What happened

Shares of Lovesac (LOVE -0.39%) were down 16% as of 11:40 a.m. ET on Wednesday after the company delivered better-than-expected earnings results for the fiscal third quarter ending Oct. 30. 

While the company's earnings and revenue beat analysts' estimates, management took a cautionary tone in providing the outlook for the fourth quarter, which spooked investors and sent the stock tumbling. 

So what

Net sales increased by 15.5% year over year, with comparable-sales growth of 8.9%. It was a strong quarter in the context of the economic environment. For example, furniture sales across the industry were down in the mid-teens year over year. Lovesac clearly has a superior brand positioning and is taking significant market share. This is an important green flag for long-term investors.

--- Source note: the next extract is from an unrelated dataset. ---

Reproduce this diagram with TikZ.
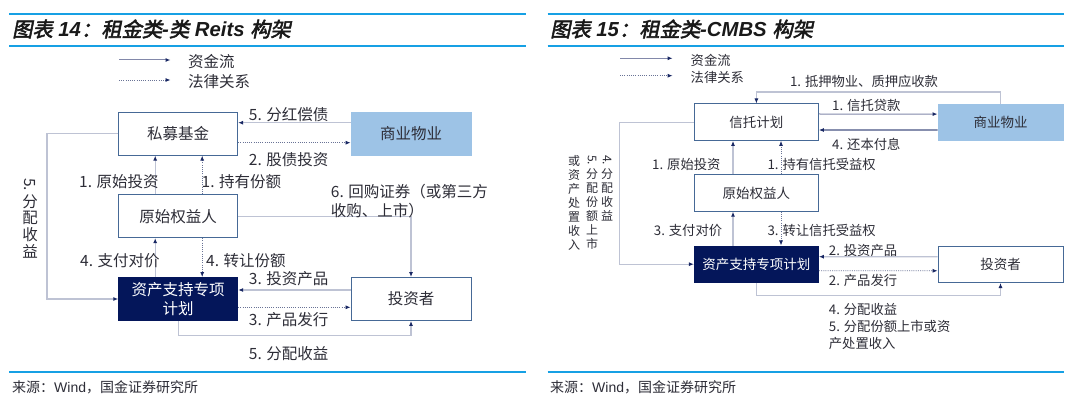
\documentclass[tikz,border=0pt]{standalone}
\usepackage{fontspec}
\setmainfont{Noto Sans CJK SC}
\newfontfamily\latinsans{Liberation Sans}
\newfontfamily\titlecjk{Noto Sans CJK SC}[FakeBold=2.5,FakeSlant=0.2]
\usetikzlibrary{arrows.meta}

\definecolor{ruleblue}{RGB}{22,160,228}
\definecolor{boxblue}{RGB}{70,105,150}
\definecolor{navy}{RGB}{4,22,90}
\definecolor{lightblue}{RGB}{157,195,230}
\definecolor{flowgrey}{RGB}{190,195,212}
\definecolor{legendgrey}{RGB}{130,136,170}
\definecolor{legalgrey}{RGB}{105,115,150}
\definecolor{tipnavy}{RGB}{25,40,100}
\definecolor{txt}{RGB}{45,45,55}

\newcommand\tlat[1]{{\latinsans\bfseries\itshape #1}}
\newcommand\sidenum[1]{\raisebox{0.8em}{\rotatebox{-90}{#1}}}

\tikzset{
  rule/.style={draw=ruleblue, line width=2pt},
  ttl/.style={inner sep=0pt, anchor=west, text=black!90, font=\fontsize{20.3}{23}\selectfont},
  src/.style={inner sep=0pt, anchor=west, text=txt, font=\fontsize{14}{16}\selectfont},
  box/.style={draw=boxblue, line width=0.9pt, fill=white, inner sep=0pt, text=txt},
  bigbox/.style={box, minimum width=119pt, minimum height=43pt, font=\fontsize{15.5}{18.3}\selectfont},
  smallbox/.style={box, minimum width=124pt, minimum height=36.5pt, font=\fontsize{13.5}{16}\selectfont},
  prop/.style={fill=lightblue, draw=lightblue},
  plan/.style={fill=navy, draw=navy, text=white},
  flow/.style={draw=flowgrey, line width=1.3pt, -{Latex[length=5pt,width=4pt,color=tipnavy]}},
  legal/.style={draw=legalgrey, line width=0.8pt, dash pattern=on 1pt off 1.2pt, -{Latex[length=5pt,width=4pt,color=tipnavy]}},
  lbl/.style={inner sep=0pt, anchor=west, text=txt, font=\fontsize{15.5}{19}\selectfont},
  lbltwo/.style={inner sep=0pt, anchor=west, text=txt, font=\fontsize{13.3}{17}\selectfont},
  vlbl/.style={inner sep=0pt, align=center, text=txt, font=\fontsize{15.5}{16.7}\selectfont},
  vlbltwo/.style={inner sep=0pt, anchor=north, align=center, text=txt, font=\fontsize{12}{14}\selectfont}
}

\begin{document}
\begin{tikzpicture}[x=1pt, y=-1pt]
	\fill[white] (0,0) rectangle (1080,401);
	\useasboundingbox (0,0) rectangle (1080,401);
	
	% left: rent class REITs
	\draw[rule] (9.3,14) -- (526,14);
	\draw[rule] (9.3,45.7) -- (526,45.7);
	\draw[rule] (9.3,372) -- (526,372);
	\node[ttl] (t14) at (12,29) {{\titlecjk 图表}\tlat{ 14}{\titlecjk ：租金类}\tlat{-}{\titlecjk 类}\tlat{ Reits }{\titlecjk 构架}};
	
	\coordinate (lga) at (119,60);
	\coordinate (lgb) at (119,80);
	\draw[flow, draw=legendgrey, line width=1pt] (lga) -- ++(51.5,0);
	\draw[legal] (lgb) -- ++(51.5,0);
	\node[lbl] (lgt1) at (188,62) {资金流};
	\node[lbl] (lgt2) at (188,82) {法律关系};
	
	\node[bigbox] (pm) at (178.2,133.7) {私募基金};
	\node[bigbox, prop, minimum width=120pt] (sy) at (411,133.7) {商业物业};
	\node[bigbox] (ys) at (178.2,216.2) {原始权益人};
	\node[bigbox, plan, align=center] (zc) at (178.2,299) {资产支持专项\\计划};
	\node[bigbox, minimum width=120pt] (tz) at (411,299) {投资者};
	
	\draw[flow] ([yshift=11pt]sy.west) -- ([yshift=11pt]pm.east);
	\draw[legal] ([yshift=-9pt]pm.east) -- ([yshift=-9pt]sy.west);
	\draw[flow] (pm.west) -- ++(-71.3,0) |- (zc.west);
	\draw[flow] ([xshift=-23pt]ys.north) -- ([xshift=-23pt]pm.south);
	\draw[legal] ([xshift=24pt]ys.north) -- ([xshift=24pt]pm.south);
	\draw[flow] ([xshift=-23pt]zc.north) -- ([xshift=-23pt]ys.south);
	\draw[legal] ([xshift=24pt]ys.south) -- ([xshift=24pt]zc.north);
	\draw[flow] (ys.east) -| (tz.north);
	\draw[flow] ([yshift=9pt]tz.west) -- ([yshift=9pt]zc.east);
	\draw[legal] ([yshift=-8.3pt]zc.east) -- ([yshift=-8.3pt]tz.west);
	\draw[flow] (zc.south) -- ++(0,14.3) -| (tz.south);
	
	\node[lbl] (l5a) at (248.7,115) {5. 分红偿债};
	\node[lbl] (l2a) at (248.7,159.3) {2. 股债投资};
	\node[lbl] (l1a) at (79,182) {1. 原始投资};
	\node[lbl] (l1b) at (201.5,182) {1. 持有份额};
	\node[lbl, anchor=north west, align=left] (l6) at (330.7,184) {6. 回购证券（或第三方\\收购、上市）};
	\node[lbl] (l4a) at (80,260.7) {4. 支付对价};
	\node[lbl] (l4b) at (206,260.7) {4. 转让份额};
	\node[lbl] (l3a) at (248.7,278.3) {3. 投资产品};
	\node[lbl] (l3b) at (248.7,319.3) {3. 产品发行};
	\node[lbl] (l5b) at (248.7,354) {5. 分配收益};
	\node[vlbl] (l5c) at (30,218) {\sidenum{5.}\\分\\配\\收\\益};
	
	\node[src] (s14) at (12,387) {来源：{\latinsans Wind}，国金证券研究所};
	
	% right: rent class CMBS
	\draw[rule] (547.6,14) -- (1064,14);
	\draw[rule] (547.6,45.7) -- (1064,45.7);
	\draw[rule] (547.6,372) -- (1064,372);
	\node[ttl] (t15) at (550,29) {{\titlecjk 图表}\tlat{ 15}{\titlecjk ：租金类}\tlat{-CMBS }{\titlecjk 构架}};
	
	\coordinate (rga) at (620,58.3);
	\coordinate (rgb) at (620,75.7);
	\draw[flow, draw=legendgrey, line width=1pt] (rga) -- ++(52.6,0);
	\draw[legal] (rgb) -- ++(52.6,0);
	\node[lbltwo] (rgt1) at (690.5,60) {资金流};
	\node[lbltwo] (rgt2) at (690.5,77) {法律关系};
	
	\node[smallbox] (xt) at (756.4,122.2) {信托计划};
	\node[smallbox, prop, minimum width=125pt] (sy2) at (1000.5,122.3) {商业物业};
	\node[smallbox] (ys2) at (756.4,193) {原始权益人};
	\node[smallbox, plan] (zc2) at (756.4,264.2) {资产支持专项计划};
	\node[smallbox, minimum width=125pt] (tz2) at (1000.5,264.3) {投资者};
	
	\draw[flow] (sy2.north) -- ++(0,-11.7) -| (xt.north);
	\draw[flow, draw=legendgrey, line width=1pt] ([yshift=8.2pt]xt.east) -- ([yshift=8.2pt]sy2.west);
	\draw[flow, draw=tipnavy!80, line width=1.3pt] ([yshift=-7.8pt]sy2.west) -- ([yshift=-7.8pt]xt.east);
	\draw[flow] (xt.west) -- ++(-74.3,0) |- (zc2.west);
	\draw[flow] ([xshift=-23.4pt]ys2.north) -- ([xshift=-23.4pt]xt.south);
	\draw[legal] ([xshift=24.6pt]ys2.north) -- ([xshift=24.6pt]xt.south);
	\draw[flow] ([xshift=-23.4pt]zc2.north) -- ([xshift=-23.4pt]ys2.south);
	\draw[legal] ([xshift=24.6pt]ys2.south) -- ([xshift=24.6pt]zc2.north);
	\draw[flow] ([yshift=7.5pt]tz2.west) -- ([yshift=7.5pt]zc2.east);
	\draw[legal] ([yshift=-6.5pt]zc2.east) -- ([yshift=-6.5pt]tz2.west);
	\draw[flow] (zc2.south) -- ++(0,12.3) -| (tz2.south);
	
	\node[lbltwo] (r1a) at (789.8,81.7) {1. 抵押物业、质押应收款};
	\node[lbltwo] (r1b) at (832,105.3) {1. 信托贷款};
	\node[lbltwo] (r4a) at (832,144) {4. 还本付息};
	\node[lbltwo] (r1c) at (652,164.3) {1. 原始投资};
	\node[lbltwo] (r1d) at (767.4,164.3) {1. 持有信托受益权};
	\node[lbltwo] (r3a) at (653.7,230.7) {3. 支付对价};
	\node[lbltwo] (r3b) at (767.4,230.7) {3. 转让信托受益权};
	\node[lbltwo] (r2a) at (828.7,250.7) {2. 投资产品};
	\node[lbltwo] (r2b) at (828.7,280.7) {2. 产品发行};
	\node[lbltwo, anchor=north west, align=left] (r45) at (828.7,303.5) {4. 分配收益\\5. 分配份额上市或资\\产处置收入};
	\node[vlbltwo] (r4c) at (607,155) {\sidenum{4.}\\分\\配\\收\\益};
	\node[vlbltwo] (r5c) at (592,155) {\sidenum{5.}\\分\\配\\份\\额\\上\\市};
	\node[vlbltwo] (r6c) at (574,155) {或\\资\\产\\处\\置\\收\\入};
	
	\node[src] (s15) at (550,387) {来源：{\latinsans Wind}，国金证券研究所};
	
\end{tikzpicture}
\end{document}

On the negative side, the company reported a loss of $8.4 million. This compares unfavorably to a year-ago profit of $2.8 million. Lovesac is continuing to experience inflationary costs in transportation, which remains a headwind going into the new year. Product margin also declined due to higher promotional discounting, which helped drive strong sales, but presents another risk to profits in the near term. 

Now what

Investors will want to watch sales growth and margins next quarter. While double-digit sales growth looks solid on the surface, the decline in product margin from discounting indicates that Lovesac is not completely immune from lower consumer spending. It's got a strong brand, but if economic conditions worsen in the near term and margins deteriorate, there could be more downside for the stock.

On the other hand, further weakness in the stock would set up a great buying opportunity. The company still has a lot of potential for growth over the long term in a $46 billion market. Lovesac has a healthy balance sheet with no debt and has proven it can generate a profit while investing to expand the business.